● What the exercise asks:
Repeat the full listing below verbatim and keep the images out.

● Dataset section:
/---
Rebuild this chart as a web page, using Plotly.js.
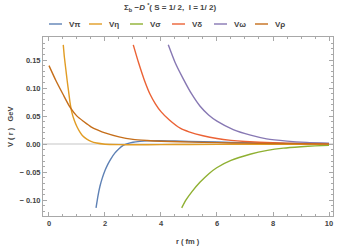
<!DOCTYPE html>
<html><head><meta charset="utf-8">
<script src="https://cdn.plot.ly/plotly-3.0.1.min.js"></script>
<style>html,body{margin:0;padding:0;background:#fff}#chart{width:339px;height:247px}</style>
</head><body><div id="chart"></div>
<script>
// r (fm) and V(r) (GeV)
const rPi  = [1.68,1.75,1.82,1.9,2.0,2.1,2.2,2.35,2.5,2.65,2.8,3.0,3.25,3.5,4.0,4.5,5.0,6.0,7.0,8.0,9.0,10.0];
const vPi  = [-0.1136,-0.092,-0.075,-0.061,-0.047,-0.036,-0.027,-0.016,-0.008,-0.002,0.001,0.0035,0.005,0.0058,0.006,0.0057,0.005,0.0038,0.0027,0.0018,0.0012,0.0008];
const rEta = [0.51,0.55,0.6,0.65,0.7,0.75,0.81,0.9,1.0,1.1,1.2,1.35,1.5,1.7,2.0,2.5,3.0,4.0,5.0,7.0,10.0];
const vEta = [0.177,0.155,0.134,0.113,0.094,0.075,0.058,0.043,0.031,0.022,0.015,0.009,0.005,0.002,0.0,-0.0008,-0.001,-0.0008,-0.0005,-0.0002,0.0];
const rSig = [4.74,4.9,5.1,5.39,5.7,5.99,6.5,7.18,7.8,8.37,9.0,9.5,10.0];
const vSig = [-0.1136,-0.099,-0.085,-0.068,-0.053,-0.042,-0.029,-0.018,-0.011,-0.007,-0.0045,-0.003,-0.002];
const rDel = [3.01,3.2,3.4,3.61,3.8,4.0,4.3,4.7,5.0,5.5,6.0,6.5,7.0,8.0,9.0,10.0];
const vDel = [0.177,0.145,0.115,0.089,0.072,0.058,0.043,0.028,0.022,0.015,0.010,0.0068,0.0048,0.0025,0.0013,0.0007];
const rOme = [4.26,4.5,4.8,5.1,5.39,5.7,6.0,6.58,7.2,7.77,8.5,9.2,10.0];
const vOme = [0.177,0.146,0.116,0.089,0.068,0.052,0.041,0.026,0.016,0.0095,0.0055,0.0032,0.0018];
const rRho = [0,0.25,0.5,0.75,1.0,1.25,1.5,1.75,2.0,2.5,3.0,3.5,4.0,4.68,5.5,6.5,7.5,8.5,10.0];
const vRho = [0.140,0.113,0.089,0.066,0.050,0.040,0.031,0.025,0.020,0.013,0.0085,0.0065,0.0052,0.0042,0.0032,0.0022,0.0015,0.001,0.0005];

const names  = ['Vπ','Vη','Vσ','Vδ','Vω','Vρ'];
const colors = ['#5E81B5','#E19C24','#8FB032','#EB6235','#8778B3','#C56E1A'];
const xs = [rPi,rEta,rSig,rDel,rOme,rRho];
const ys = [vPi,vEta,vSig,vDel,vOme,vRho];

const xTickVals = [0,2,4,6,8,10];
const xTickText = ['0','2','4','6','8','10'];
const yTickVals = [-0.1,-0.05,0,0.05,0.1,0.15];
const yTickText = ['− 0.10','− 0.05','0.00','0.05','0.10','0.15'];

const W=339,H=247, L=43,R=333,T=37,B=216;
const px = x => (x-L)/(R-L);
const py = y => (B-y)/(B-T);

const traces = names.map((n,i)=>({
  x: xs[i], y: ys[i], name: n, type:'scatter', mode:'lines',
  line:{color:colors[i], width:1.4, shape:'spline', smoothing:0.6},
  showlegend:false, hoverinfo:'skip'
}));

const tfont = {family:'Liberation Sans, Arial, sans-serif', size:7.5, color:'#444', weight:'bold'};
const shapes = [], annotations = [];
const legLineStart = [49,89,130,172,214,255];
names.forEach((n,i)=>{
  const x0 = legLineStart[i];
  shapes.push({type:'line', xref:'paper', yref:'paper', x0:px(x0), x1:px(x0+13), y0:py(24), y1:py(24),
    line:{color:colors[i], width:1.4}});
  annotations.push({xref:'paper', yref:'paper', x:px(x0+18), y:py(24), xanchor:'left', yanchor:'middle',
    text:n, showarrow:false, font:{family:'Liberation Sans, Arial, sans-serif', size:8, color:'#444', weight:'bold'}});
});
annotations.push({xref:'paper', yref:'paper', x:px(170), y:py(8), xanchor:'center', yanchor:'middle',
  text:'Σ<sub>b</sub> −<i>D</i> <sup>*</sup>( S = 1/ 2,  I = 1/ 2)', showarrow:false,
  font:{family:'Liberation Sans, Arial, sans-serif', size:8, color:'#444', weight:'bold'}});
annotations.push({xref:'paper', yref:'paper', x:px(188), y:py(241.5), xanchor:'center', yanchor:'middle',
  text:'r ( fm )', showarrow:false, font:tfont});
annotations.push({xref:'paper', yref:'paper', x:px(10), y:py(127), xanchor:'center', yanchor:'middle',
  text:'V ( r )   GeV', textangle:-90, showarrow:false, font:tfont});

const axCommon = {showline:true, linecolor:'#a8a8a8', linewidth:1, mirror:'allticks',
  ticks:'inside', ticklen:4, tickcolor:'#a8a8a8', tickwidth:1, showgrid:false,
  tickfont:tfont, fixedrange:true};

const layout = {
  width:W, height:H, margin:{l:L, r:W-R, t:T, b:H-B, pad:0},
  paper_bgcolor:'#fff', plot_bgcolor:'#fff',
  xaxis:Object.assign({}, axCommon, {range:[-0.214,10.143], tickmode:'array', tickvals:xTickVals, ticktext:xTickText,
    zeroline:false, minor:{ticks:'inside', dtick:0.5, tick0:0, ticklen:2, tickcolor:'#a8a8a8'}}),
  yaxis:Object.assign({}, axCommon, {range:[-0.128,0.191], tickmode:'array', tickvals:yTickVals, ticktext:yTickText,
    zeroline:true, zerolinecolor:'#e2e2e2', zerolinewidth:2,
    minor:{ticks:'inside', dtick:0.01, tick0:0, ticklen:2, tickcolor:'#a8a8a8'}}),
  shapes:shapes, annotations:annotations, showlegend:false
};
Plotly.newPlot('chart', traces, layout, {staticPlot:true, displayModeBar:false});
</script></body></html>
\---
● Response for this exercise:
Rebuild this chart as a web page, using Plotly.js.
<!DOCTYPE html>
<html><head><meta charset="utf-8">
<script src="https://cdn.plot.ly/plotly-3.0.1.min.js"></script>
<style>html,body{margin:0;padding:0;background:#fff}#chart{width:339px;height:247px}</style>
</head><body><div id="chart"></div>
<script>
// r (fm) and V(r) (GeV)
const rPi  = [1.68,1.75,1.82,1.9,2.0,2.1,2.2,2.35,2.5,2.65,2.8,3.0,3.25,3.5,4.0,4.5,5.0,6.0,7.0,8.0,9.0,10.0];
const vPi  = [-0.1136,-0.092,-0.075,-0.061,-0.047,-0.036,-0.027,-0.016,-0.008,-0.002,0.001,0.0035,0.005,0.0058,0.006,0.0057,0.005,0.0038,0.0027,0.0018,0.0012,0.0008];
const rEta = [0.51,0.55,0.6,0.65,0.7,0.75,0.81,0.9,1.0,1.1,1.2,1.35,1.5,1.7,2.0,2.5,3.0,4.0,5.0,7.0,10.0];
const vEta = [0.177,0.155,0.134,0.113,0.094,0.075,0.058,0.043,0.031,0.022,0.015,0.009,0.005,0.002,0.0,-0.0008,-0.001,-0.0008,-0.0005,-0.0002,0.0];
const rSig = [4.74,4.9,5.1,5.39,5.7,5.99,6.5,7.18,7.8,8.37,9.0,9.5,10.0];
const vSig = [-0.1136,-0.099,-0.085,-0.068,-0.053,-0.042,-0.029,-0.018,-0.011,-0.007,-0.0045,-0.003,-0.002];
const rDel = [3.01,3.2,3.4,3.61,3.8,4.0,4.3,4.7,5.0,5.5,6.0,6.5,7.0,8.0,9.0,10.0];
const vDel = [0.177,0.145,0.115,0.089,0.072,0.058,0.043,0.028,0.022,0.015,0.010,0.0068,0.0048,0.0025,0.0013,0.0007];
const rOme = [4.26,4.5,4.8,5.1,5.39,5.7,6.0,6.58,7.2,7.77,8.5,9.2,10.0];
const vOme = [0.177,0.146,0.116,0.089,0.068,0.052,0.041,0.026,0.016,0.0095,0.0055,0.0032,0.0018];
const rRho = [0,0.25,0.5,0.75,1.0,1.25,1.5,1.75,2.0,2.5,3.0,3.5,4.0,4.68,5.5,6.5,7.5,8.5,10.0];
const vRho = [0.140,0.113,0.089,0.066,0.050,0.040,0.031,0.025,0.020,0.013,0.0085,0.0065,0.0052,0.0042,0.0032,0.0022,0.0015,0.001,0.0005];

const names  = ['Vπ','Vη','Vσ','Vδ','Vω','Vρ'];
const colors = ['#5E81B5','#E19C24','#8FB032','#EB6235','#8778B3','#C56E1A'];
const xs = [rPi,rEta,rSig,rDel,rOme,rRho];
const ys = [vPi,vEta,vSig,vDel,vOme,vRho];

const xTickVals = [0,2,4,6,8,10];
const xTickText = ['0','2','4','6','8','10'];
const yTickVals = [-0.1,-0.05,0,0.05,0.1,0.15];
const yTickText = ['− 0.10','− 0.05','0.00','0.05','0.10','0.15'];

const W=339,H=247, L=43,R=333,T=37,B=216;
const px = x => (x-L)/(R-L);
const py = y => (B-y)/(B-T);

const traces = names.map((n,i)=>({
  x: xs[i], y: ys[i], name: n, type:'scatter', mode:'lines',
  line:{color:colors[i], width:1.4, shape:'spline', smoothing:0.6},
  showlegend:false, hoverinfo:'skip'
}));

const tfont = {family:'Liberation Sans, Arial, sans-serif', size:7.5, color:'#444', weight:'bold'};
const shapes = [], annotations = [];
const legLineStart = [49,89,130,172,214,255];
names.forEach((n,i)=>{
  const x0 = legLineStart[i];
  shapes.push({type:'line', xref:'paper', yref:'paper', x0:px(x0), x1:px(x0+13), y0:py(24), y1:py(24),
    line:{color:colors[i], width:1.4}});
  annotations.push({xref:'paper', yref:'paper', x:px(x0+18), y:py(24), xanchor:'left', yanchor:'middle',
    text:n, showarrow:false, font:{family:'Liberation Sans, Arial, sans-serif', size:8, color:'#444', weight:'bold'}});
});
annotations.push({xref:'paper', yref:'paper', x:px(170), y:py(8), xanchor:'center', yanchor:'middle',
  text:'Σ<sub>b</sub> −<i>D</i> <sup>*</sup>( S = 1/ 2,  I = 1/ 2)', showarrow:false,
  font:{family:'Liberation Sans, Arial, sans-serif', size:8, color:'#444', weight:'bold'}});
annotations.push({xref:'paper', yref:'paper', x:px(188), y:py(241.5), xanchor:'center', yanchor:'middle',
  text:'r ( fm )', showarrow:false, font:tfont});
annotations.push({xref:'paper', yref:'paper', x:px(10), y:py(127), xanchor:'center', yanchor:'middle',
  text:'V ( r )   GeV', textangle:-90, showarrow:false, font:tfont});

const axCommon = {showline:true, linecolor:'#a8a8a8', linewidth:1, mirror:'allticks',
  ticks:'inside', ticklen:4, tickcolor:'#a8a8a8', tickwidth:1, showgrid:false,
  tickfont:tfont, fixedrange:true};

const layout = {
  width:W, height:H, margin:{l:L, r:W-R, t:T, b:H-B, pad:0},
  paper_bgcolor:'#fff', plot_bgcolor:'#fff',
  xaxis:Object.assign({}, axCommon, {range:[-0.214,10.143], tickmode:'array', tickvals:xTickVals, ticktext:xTickText,
    zeroline:false, minor:{ticks:'inside', dtick:0.5, tick0:0, ticklen:2, tickcolor:'#a8a8a8'}}),
  yaxis:Object.assign({}, axCommon, {range:[-0.128,0.191], tickmode:'array', tickvals:yTickVals, ticktext:yTickText,
    zeroline:true, zerolinecolor:'#e2e2e2', zerolinewidth:2,
    minor:{ticks:'inside', dtick:0.01, tick0:0, ticklen:2, tickcolor:'#a8a8a8'}}),
  shapes:shapes, annotations:annotations, showlegend:false
};
Plotly.newPlot('chart', traces, layout, {staticPlot:true, displayModeBar:false});
</script></body></html>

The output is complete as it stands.